In the Young ruling, Garman points out that Illinois ''state law prohibits minors from owning firearms,'' and ''municipal ordinances generally prohibit possession of handguns within the City of Chicago.''

''Nevertheless,'' Garman writes, ''numerous violent crimes are committed each year in the City of Chicago by juveniles armed with illegal weapons.''

Translation: Myriad laws do not prevent criminal acts. Juvenile criminals are still criminals, and the existence of an ordinance forbidding honest citizens -- upon whom these thugs routinely prey -- from owning or carrying firearms for their own defense is not going to stop punk felons from using guns in crimes. Neither will suing gun makers into bankruptcy.

Just one day before the Illinois Supreme Court rulings were handed down, the Illinois House of Representatives voted 85-30 to override Gov. Blagojevich's veto of SB 2165, which would protect citizens from local anti-gun ordinances if they use a firearm to defend themselves or their families. The legislation was inspired by the case of Wilmette resident Hale DeMar, who shot a burglar in his home with a handgun, despite a 15-year-old handgun ban in that Chicago suburb. One week earlier the state Senate also voted 40-18 to override the governor.

In case Gov. Blagojevich or Mayor Daley haven't grasped it yet, they are seriously out of touch -- with the citizens, the Legislature, the courts, and reality. Daley told the Associated Press that the court ruling was ''disheartening.'' That's how politicians usually describe being creamed.

In the final analysis, what happened in Illinois is reflective of what has already happened elsewhere around the nation. Apparently, it just takes a little longer for the Left to grasp it in the Land of Lincoln. Judges are following the law, and avoiding the temptation to legislate from the bench. Legislatures are responding -- albeit with very small steps in Illinois -- to constituents who demand that their right of self-defense be held sacrosanct. Forty-six states have some form of concealed carry law on the books, and Illinois is one of the four remaining holdouts.

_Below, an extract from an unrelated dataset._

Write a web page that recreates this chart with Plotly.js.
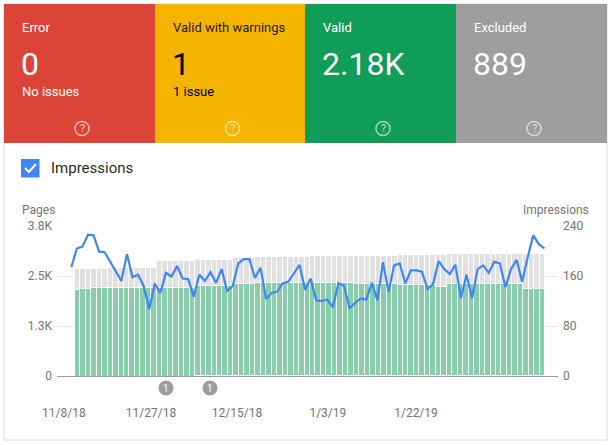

The Illinois Supreme Court and the Illinois Legislature have both chalked up wins for common sense. In the process, they have further eroded the ability of gun control proponents to demagogue their values onto the backs of law-abiding citizens and legitimate businesses. As the Brady crowd is fond of saying, that's a ''good first step.''


Dave Workman is senior editor of Gun Week, a national firearms publication owned by the Second Amendment Foundation.